* Dataset rows *

_ _ _ _

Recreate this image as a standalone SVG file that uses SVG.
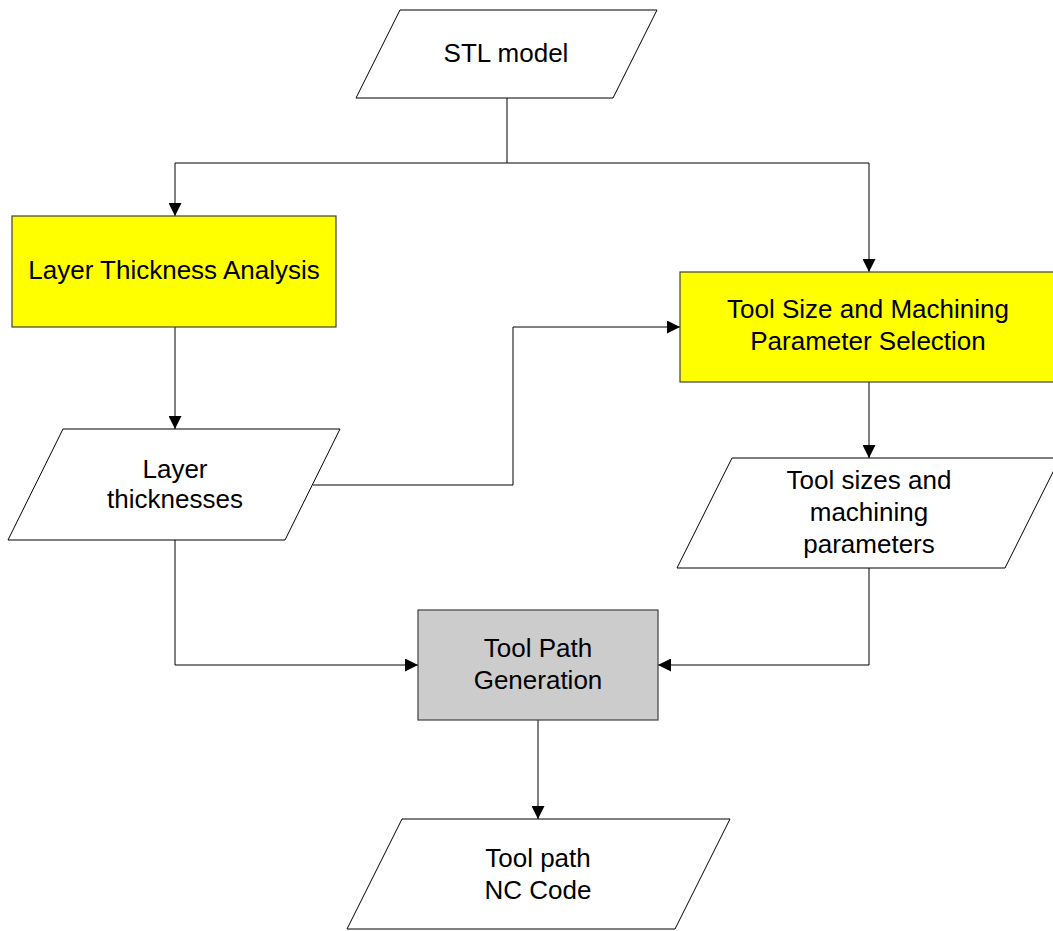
<svg xmlns="http://www.w3.org/2000/svg" width="1053" height="931" viewBox="0 0 1053 931">
<defs>
<marker id="arr" viewBox="0 0 13 13" refX="13" refY="6.5" markerWidth="13" markerHeight="13" markerUnits="userSpaceOnUse" orient="auto">
<path d="M0,0 L13,6.5 L0,13 Z" fill="#000"/>
</marker>
</defs>
<style>
.io{fill:#fff;stroke:#000;stroke-width:1}
.proc{stroke:#404040;stroke-width:1.2}
.yel{fill:#ffff00}
.gry{fill:#cccccc}
.t{font-family:"Liberation Sans",Arial,sans-serif;font-size:26px;fill:#000;text-anchor:middle}
.c{fill:none;stroke:#000;stroke-width:1}
</style>
<rect width="1053" height="931" fill="#fff"/>
<g id="connectors">
<path class="c" d="M507,98 V163"/>
<path class="c" d="M175,163 H869"/>
<path class="c" d="M175,163 V216" marker-end="url(#arr)"/>
<path class="c" d="M869,163 V272" marker-end="url(#arr)"/>
<path class="c" d="M175,327 V429" marker-end="url(#arr)"/>
<path class="c" d="M313,485 H513 V327 H680" marker-end="url(#arr)"/>
<path class="c" d="M869,382 V458" marker-end="url(#arr)"/>
<path class="c" d="M175,540 V665 H418" marker-end="url(#arr)"/>
<path class="c" d="M869,568 V665 H658" marker-end="url(#arr)"/>
<path class="c" d="M538,720 V819" marker-end="url(#arr)"/>
</g>
<g id="stl">
<polygon class="io" points="400,10 657,10 613,98 356,98"/>
<text class="t" x="506" y="62">STL model</text>
</g>
<g id="lta">
<rect class="proc yel" x="12" y="216" width="324" height="111"/>
<text class="t" x="174" y="279">Layer Thickness Analysis</text>
</g>
<g id="tsmps">
<rect class="proc yel" x="680" y="272" width="376" height="110"/>
<text class="t" x="868" y="318">Tool Size and Machining</text>
<text class="t" x="868" y="350">Parameter Selection</text>
</g>
<g id="lt">
<polygon class="io" points="63,429 340,429 285,540 8,540"/>
<text class="t" x="175" y="478">Layer</text>
<text class="t" x="175" y="508">thicknesses</text>
</g>
<g id="tsmp">
<polygon class="io" points="732,458 1060,458 1005,568 677,568"/>
<text class="t" x="869" y="489">Tool sizes and</text>
<text class="t" x="869" y="521">machining</text>
<text class="t" x="869" y="553">parameters</text>
</g>
<g id="tpg">
<rect class="proc gry" x="418" y="610" width="240" height="110"/>
<text class="t" x="538" y="657">Tool Path</text>
<text class="t" x="538" y="689">Generation</text>
</g>
<g id="nc">
<polygon class="io" points="402,819 730,819 675,929 347,929"/>
<text class="t" x="538" y="867">Tool path</text>
<text class="t" x="538" y="899">NC Code</text>
</g>
</svg>
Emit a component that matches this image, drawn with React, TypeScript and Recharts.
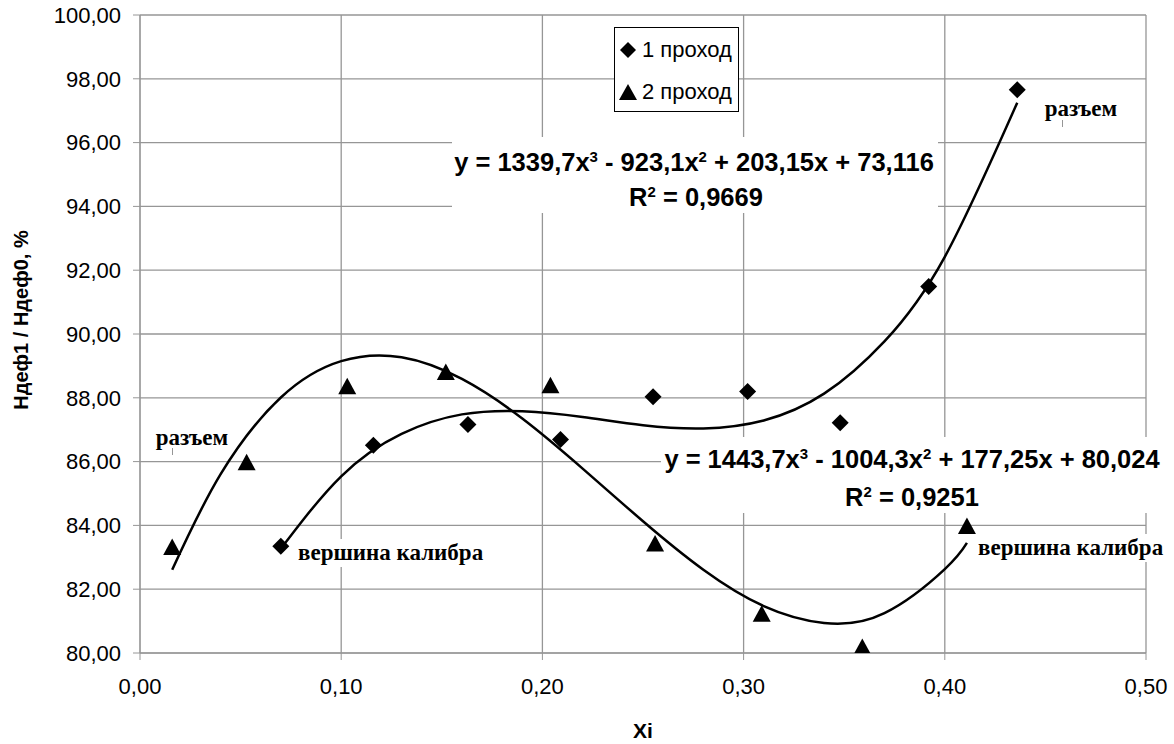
import React from 'react';
import { ComposedChart, XAxis, YAxis, CartesianGrid, Line, Scatter } from 'recharts';

// measured markers
const pass1X = [0.070, 0.116, 0.163, 0.209, 0.255, 0.302, 0.348, 0.392, 0.436];
const pass1Y = [83.35, 86.51, 87.16, 86.69, 88.03, 88.20, 87.22, 91.49, 97.66];
const pass2X = [0.016, 0.053, 0.103, 0.152, 0.204, 0.256, 0.309, 0.359, 0.411];
const pass2Y = [83.32, 85.98, 88.36, 88.81, 88.39, 83.43, 81.23, 80.19, 83.98];

// trend curves
const trend1X = [0.07, 0.10, 0.13, 0.16, 0.19, 0.22, 0.25, 0.28, 0.31, 0.34, 0.37, 0.40, 0.436];
const trend1Y = [83.27, 85.54, 86.87, 87.48, 87.58, 87.40, 87.14, 87.04, 87.29, 88.13, 89.77, 92.42, 97.25];
const trend2X = [0.016, 0.04, 0.07, 0.10, 0.13, 0.16, 0.19, 0.22, 0.25, 0.28, 0.31, 0.34, 0.37, 0.40, 0.411];
const trend2Y = [82.61, 85.60, 88.01, 89.15, 89.27, 88.59, 87.35, 85.78, 84.13, 82.61, 81.47, 80.94, 81.25, 82.63, 83.45];

const xTicks = [0, 0.1, 0.2, 0.3, 0.4, 0.5];
const yTicks = [80, 82, 84, 86, 88, 90, 92, 94, 96, 98, 100];

const seriesNames = ['1 проход', '2 проход'];
const eq1 = ['y = 1339,7x', '3', ' - 923,1x', '2', ' + 203,15x + 73,116'];
const eq2 = ['y = 1443,7x', '3', ' - 1004,3x', '2', ' + 177,25x + 80,024'];
const r2 = ['0,9669', '0,9251'];
const annTop = 'разъем';
const annBottom = 'вершина калибра';

const zip = (xs: number[], ys: number[]) => xs.map((x, i) => ({ x, y: ys[i] }));
const pass1 = zip(pass1X, pass1Y);
const pass2 = zip(pass2X, pass2Y);
const trend1 = zip(trend1X, trend1Y);
const trend2 = zip(trend2X, trend2Y);

const fmt = (v: number) => v.toFixed(2).replace('.', ',');
const GRID = '#969696';
const SANS = '"Liberation Sans", Arial, sans-serif';
const SERIF = '"Liberation Serif", "Times New Roman", serif';

const Diamond = (props: any) => {
  const { cx, cy } = props;
  const h = 8.5;
  return <polygon points={`${cx},${cy - h} ${cx + h},${cy} ${cx},${cy + h} ${cx - h},${cy}`} fill="#000" />;
};
const Triangle = (props: any) => {
  const { cx, cy } = props;
  return <polygon points={`${cx},${cy - 8.5} ${cx + 9},${cy + 8} ${cx - 9},${cy + 8}`} fill="#000" />;
};

const Sup = ({ children }: any) => (
  <sup style={{ fontSize: '15px', lineHeight: 0, verticalAlign: '0.6em' }}>{children}</sup>
);

const Eq = ({ parts }: { parts: string[] }) => (
  <span>
    {parts[0]}
    <Sup>{parts[1]}</Sup>
    {parts[2]}
    <Sup>{parts[3]}</Sup>
    {parts[4]}
  </span>
);

const abs = (left: number, top: number, extra: React.CSSProperties = {}): React.CSSProperties => ({
  position: 'absolute',
  left,
  top,
  whiteSpace: 'nowrap',
  ...extra,
});

const center = (cx: number, cy: number, extra: React.CSSProperties = {}): React.CSSProperties => ({
  position: 'absolute',
  left: cx,
  top: cy,
  transform: 'translate(-50%, -50%)',
  whiteSpace: 'nowrap',
  lineHeight: 1,
  ...extra,
});

export default function App() {
  return (
    <div style={{ position: 'absolute', left: 0, top: 0, width: 1174, height: 744, background: '#fff', fontFamily: SANS }}>
      <ComposedChart width={1174} height={744} margin={{ top: 15, right: 28, left: 0, bottom: 0 }}>
        <CartesianGrid stroke={GRID} strokeWidth={1.3} />
        <XAxis
          type="number"
          dataKey="x"
          domain={[0, 0.5]}
          ticks={xTicks}
          tickFormatter={fmt}
          height={91}
          tickSize={7}
          tickMargin={18}
          stroke={GRID}
          tick={{ fill: '#000', fontSize: 22, fontFamily: SANS }}
          allowDataOverflow
        />
        <YAxis
          type="number"
          dataKey="y"
          domain={[80, 100]}
          ticks={yTicks}
          tickFormatter={fmt}
          width={140}
          tickSize={7}
          tickMargin={12}
          stroke={GRID}
          tick={{ fill: '#000', fontSize: 22, fontFamily: SANS }}
          allowDataOverflow
        />
        <Line data={trend1} dataKey="y" type="natural" stroke="#000" strokeWidth={2.5} dot={false} isAnimationActive={false} />
        <Line data={trend2} dataKey="y" type="natural" stroke="#000" strokeWidth={2.5} dot={false} isAnimationActive={false} />
        <Scatter name={seriesNames[0]} data={pass1} dataKey="y" shape={Diamond} isAnimationActive={false} />
        <Scatter name={seriesNames[1]} data={pass2} dataKey="y" shape={Triangle} isAnimationActive={false} />
      </ComposedChart>

      {/* legend */}
      <div style={abs(614, 27, { width: 125, height: 85, border: '1px solid #000', background: '#fff', boxSizing: 'border-box' })}>
        <svg width={20} height={20} style={{ position: 'absolute', left: 3, top: 12 }}>
          <polygon points="10,2 18,10 10,18 2,10" fill="#000" />
        </svg>
        <div style={{ position: 'absolute', left: 27, top: 11, fontSize: 22, lineHeight: '22px' }}>{seriesNames[0]}</div>
        <svg width={20} height={20} style={{ position: 'absolute', left: 3, top: 54 }}>
          <polygon points="10,2 19,18 1,18" fill="#000" />
        </svg>
        <div style={{ position: 'absolute', left: 27, top: 53, fontSize: 22, lineHeight: '22px' }}>{seriesNames[1]}</div>
      </div>

      {/* equation 1 */}
      <div style={abs(452, 137, { width: 486, height: 76, background: '#fff' })} />
      <div style={center(694, 163, { fontSize: 25.5, fontWeight: 'bold' })}><Eq parts={eq1} /></div>
      <div style={center(696, 198, { fontSize: 25.5, fontWeight: 'bold' })}>R<Sup>2</Sup> = {r2[0]}</div>

      {/* equation 2 */}
      <div style={abs(661, 437, { width: 505, height: 76, background: '#fff' })} />
      <div style={center(912, 460, { fontSize: 25.5, fontWeight: 'bold' })}><Eq parts={eq2} /></div>
      <div style={center(912, 498, { fontSize: 25.5, fontWeight: 'bold' })}>R<Sup>2</Sup> = {r2[1]}</div>

      {/* annotations */}
      <div style={center(192, 437, { fontSize: 23, fontWeight: 'bold', fontFamily: SERIF })}>{annTop}</div>
      <div style={abs(172, 448, { width: 1, height: 7, background: GRID })} />
      <div style={center(1081, 108, { fontSize: 23, fontWeight: 'bold', fontFamily: SERIF })}>{annTop}</div>
      <div style={abs(1062, 120, { width: 1, height: 7, background: GRID })} />
      <div style={abs(296, 539, { height: 28, lineHeight: '28px', padding: '0 2px', fontSize: 23, fontWeight: 'bold', fontFamily: SERIF, background: '#fff' })}>{annBottom}</div>
      <div style={abs(976, 534, { height: 28, lineHeight: '28px', padding: '0 2px', fontSize: 23, fontWeight: 'bold', fontFamily: SERIF, background: '#fff' })}>{annBottom}</div>

      {/* axis titles */}
      <div style={center(643, 730, { fontSize: 21, fontWeight: 'bold' })}>Xi</div>
      <div style={center(21, 320, { fontSize: 20, fontWeight: 'bold', transform: 'translate(-50%, -50%) rotate(-90deg)' })}>Ндеф1 / Ндеф0, %</div>
    </div>
  );
}
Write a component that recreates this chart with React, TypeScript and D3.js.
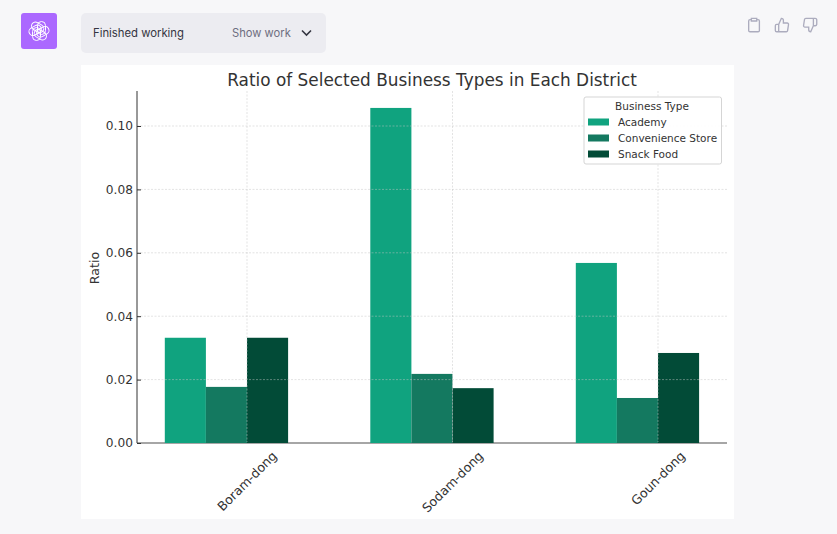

_ _ _ _

* Aim *
Copy exactly, and copy only, the lines from the one with "Emit a component" to the one with "96, 98, 100];", ends included. Pictures are not part of the copy.

* Output below *
Emit a component that matches this image, drawn with React, TypeScript and Recharts.
import React from 'react';
import { ComposedChart, XAxis, YAxis, CartesianGrid, Line, Scatter } from 'recharts';

// measured markers
const pass1X = [0.070, 0.116, 0.163, 0.209, 0.255, 0.302, 0.348, 0.392, 0.436];
const pass1Y = [83.35, 86.51, 87.16, 86.69, 88.03, 88.20, 87.22, 91.49, 97.66];
const pass2X = [0.016, 0.053, 0.103, 0.152, 0.204, 0.256, 0.309, 0.359, 0.411];
const pass2Y = [83.32, 85.98, 88.36, 88.81, 88.39, 83.43, 81.23, 80.19, 83.98];

// trend curves
const trend1X = [0.07, 0.10, 0.13, 0.16, 0.19, 0.22, 0.25, 0.28, 0.31, 0.34, 0.37, 0.40, 0.436];
const trend1Y = [83.27, 85.54, 86.87, 87.48, 87.58, 87.40, 87.14, 87.04, 87.29, 88.13, 89.77, 92.42, 97.25];
const trend2X = [0.016, 0.04, 0.07, 0.10, 0.13, 0.16, 0.19, 0.22, 0.25, 0.28, 0.31, 0.34, 0.37, 0.40, 0.411];
const trend2Y = [82.61, 85.60, 88.01, 89.15, 89.27, 88.59, 87.35, 85.78, 84.13, 82.61, 81.47, 80.94, 81.25, 82.63, 83.45];

const xTicks = [0, 0.1, 0.2, 0.3, 0.4, 0.5];
const yTicks = [80, 82, 84, 86, 88, 90, 92, 94, 96, 98, 100];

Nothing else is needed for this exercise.